#### What you should do
Set down the full listing exactly as given. Any pictures are to be left out.

#### Dataset content
/---
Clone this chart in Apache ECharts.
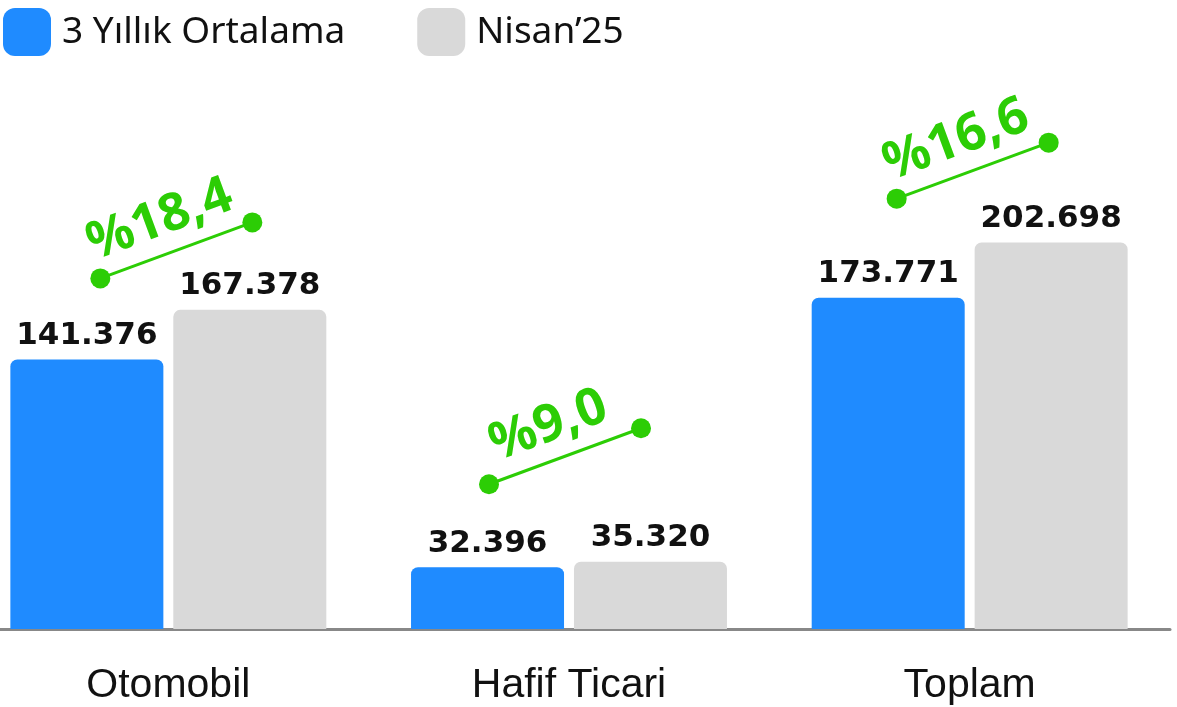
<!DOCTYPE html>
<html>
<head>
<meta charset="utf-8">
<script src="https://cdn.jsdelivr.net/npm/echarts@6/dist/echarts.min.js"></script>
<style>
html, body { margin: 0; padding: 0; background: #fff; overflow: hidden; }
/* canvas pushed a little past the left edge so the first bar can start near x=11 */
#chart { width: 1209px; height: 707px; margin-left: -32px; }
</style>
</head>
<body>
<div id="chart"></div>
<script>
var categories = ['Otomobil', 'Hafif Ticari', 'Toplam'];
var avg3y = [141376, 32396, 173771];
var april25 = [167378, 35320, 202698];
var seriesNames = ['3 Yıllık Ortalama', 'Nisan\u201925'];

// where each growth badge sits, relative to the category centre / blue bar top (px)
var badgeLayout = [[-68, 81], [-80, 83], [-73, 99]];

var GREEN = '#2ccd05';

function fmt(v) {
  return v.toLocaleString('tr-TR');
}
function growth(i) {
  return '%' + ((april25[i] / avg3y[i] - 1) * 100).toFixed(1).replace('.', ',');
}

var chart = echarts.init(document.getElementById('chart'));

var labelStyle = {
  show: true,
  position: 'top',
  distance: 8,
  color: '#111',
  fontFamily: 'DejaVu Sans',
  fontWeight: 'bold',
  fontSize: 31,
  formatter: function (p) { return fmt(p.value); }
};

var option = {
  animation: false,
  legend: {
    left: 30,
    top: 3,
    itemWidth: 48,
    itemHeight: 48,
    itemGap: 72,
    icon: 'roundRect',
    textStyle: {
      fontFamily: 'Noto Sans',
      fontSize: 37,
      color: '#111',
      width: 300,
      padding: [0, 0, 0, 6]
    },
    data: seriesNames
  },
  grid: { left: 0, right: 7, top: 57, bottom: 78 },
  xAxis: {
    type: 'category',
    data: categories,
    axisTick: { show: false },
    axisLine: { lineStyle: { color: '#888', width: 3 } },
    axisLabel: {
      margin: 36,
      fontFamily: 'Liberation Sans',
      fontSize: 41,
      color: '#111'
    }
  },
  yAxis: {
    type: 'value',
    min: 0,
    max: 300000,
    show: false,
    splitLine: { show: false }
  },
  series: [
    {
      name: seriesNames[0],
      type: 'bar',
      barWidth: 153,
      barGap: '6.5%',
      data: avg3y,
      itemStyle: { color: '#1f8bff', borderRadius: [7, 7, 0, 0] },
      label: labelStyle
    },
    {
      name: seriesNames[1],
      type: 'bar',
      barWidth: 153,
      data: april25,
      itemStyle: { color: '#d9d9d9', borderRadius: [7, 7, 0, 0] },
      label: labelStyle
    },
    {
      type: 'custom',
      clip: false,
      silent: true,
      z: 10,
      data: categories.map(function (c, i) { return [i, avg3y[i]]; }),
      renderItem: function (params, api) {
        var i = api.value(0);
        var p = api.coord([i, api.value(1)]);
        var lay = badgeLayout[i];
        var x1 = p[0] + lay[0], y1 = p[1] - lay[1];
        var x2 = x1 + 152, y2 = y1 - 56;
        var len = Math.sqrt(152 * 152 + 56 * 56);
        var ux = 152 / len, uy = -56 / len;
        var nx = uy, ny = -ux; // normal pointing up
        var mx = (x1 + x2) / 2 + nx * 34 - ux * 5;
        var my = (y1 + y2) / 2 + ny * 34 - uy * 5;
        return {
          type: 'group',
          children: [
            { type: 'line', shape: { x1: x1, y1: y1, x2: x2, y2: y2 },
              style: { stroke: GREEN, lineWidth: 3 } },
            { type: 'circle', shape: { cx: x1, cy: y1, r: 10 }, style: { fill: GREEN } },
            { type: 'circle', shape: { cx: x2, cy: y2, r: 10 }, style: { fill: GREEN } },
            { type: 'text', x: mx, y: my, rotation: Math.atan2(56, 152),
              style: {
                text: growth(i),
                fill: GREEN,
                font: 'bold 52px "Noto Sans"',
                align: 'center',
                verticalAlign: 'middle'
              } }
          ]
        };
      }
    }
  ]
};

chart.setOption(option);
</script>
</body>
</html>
\---
#### Response to the task
Clone this chart in Apache ECharts.
<!DOCTYPE html>
<html>
<head>
<meta charset="utf-8">
<script src="https://cdn.jsdelivr.net/npm/echarts@6/dist/echarts.min.js"></script>
<style>
html, body { margin: 0; padding: 0; background: #fff; overflow: hidden; }
/* canvas pushed a little past the left edge so the first bar can start near x=11 */
#chart { width: 1209px; height: 707px; margin-left: -32px; }
</style>
</head>
<body>
<div id="chart"></div>
<script>
var categories = ['Otomobil', 'Hafif Ticari', 'Toplam'];
var avg3y = [141376, 32396, 173771];
var april25 = [167378, 35320, 202698];
var seriesNames = ['3 Yıllık Ortalama', 'Nisan\u201925'];

// where each growth badge sits, relative to the category centre / blue bar top (px)
var badgeLayout = [[-68, 81], [-80, 83], [-73, 99]];

var GREEN = '#2ccd05';

function fmt(v) {
  return v.toLocaleString('tr-TR');
}
function growth(i) {
  return '%' + ((april25[i] / avg3y[i] - 1) * 100).toFixed(1).replace('.', ',');
}

var chart = echarts.init(document.getElementById('chart'));

var labelStyle = {
  show: true,
  position: 'top',
  distance: 8,
  color: '#111',
  fontFamily: 'DejaVu Sans',
  fontWeight: 'bold',
  fontSize: 31,
  formatter: function (p) { return fmt(p.value); }
};

var option = {
  animation: false,
  legend: {
    left: 30,
    top: 3,
    itemWidth: 48,
    itemHeight: 48,
    itemGap: 72,
    icon: 'roundRect',
    textStyle: {
      fontFamily: 'Noto Sans',
      fontSize: 37,
      color: '#111',
      width: 300,
      padding: [0, 0, 0, 6]
    },
    data: seriesNames
  },
  grid: { left: 0, right: 7, top: 57, bottom: 78 },
  xAxis: {
    type: 'category',
    data: categories,
    axisTick: { show: false },
    axisLine: { lineStyle: { color: '#888', width: 3 } },
    axisLabel: {
      margin: 36,
      fontFamily: 'Liberation Sans',
      fontSize: 41,
      color: '#111'
    }
  },
  yAxis: {
    type: 'value',
    min: 0,
    max: 300000,
    show: false,
    splitLine: { show: false }
  },
  series: [
    {
      name: seriesNames[0],
      type: 'bar',
      barWidth: 153,
      barGap: '6.5%',
      data: avg3y,
      itemStyle: { color: '#1f8bff', borderRadius: [7, 7, 0, 0] },
      label: labelStyle
    },
    {
      name: seriesNames[1],
      type: 'bar',
      barWidth: 153,
      data: april25,
      itemStyle: { color: '#d9d9d9', borderRadius: [7, 7, 0, 0] },
      label: labelStyle
    },
    {
      type: 'custom',
      clip: false,
      silent: true,
      z: 10,
      data: categories.map(function (c, i) { return [i, avg3y[i]]; }),
      renderItem: function (params, api) {
        var i = api.value(0);
        var p = api.coord([i, api.value(1)]);
        var lay = badgeLayout[i];
        var x1 = p[0] + lay[0], y1 = p[1] - lay[1];
        var x2 = x1 + 152, y2 = y1 - 56;
        var len = Math.sqrt(152 * 152 + 56 * 56);
        var ux = 152 / len, uy = -56 / len;
        var nx = uy, ny = -ux; // normal pointing up
        var mx = (x1 + x2) / 2 + nx * 34 - ux * 5;
        var my = (y1 + y2) / 2 + ny * 34 - uy * 5;
        return {
          type: 'group',
          children: [
            { type: 'line', shape: { x1: x1, y1: y1, x2: x2, y2: y2 },
              style: { stroke: GREEN, lineWidth: 3 } },
            { type: 'circle', shape: { cx: x1, cy: y1, r: 10 }, style: { fill: GREEN } },
            { type: 'circle', shape: { cx: x2, cy: y2, r: 10 }, style: { fill: GREEN } },
            { type: 'text', x: mx, y: my, rotation: Math.atan2(56, 152),
              style: {
                text: growth(i),
                fill: GREEN,
                font: 'bold 52px "Noto Sans"',
                align: 'center',
                verticalAlign: 'middle'
              } }
          ]
        };
      }
    }
  ]
};

chart.setOption(option);
</script>
</body>
</html>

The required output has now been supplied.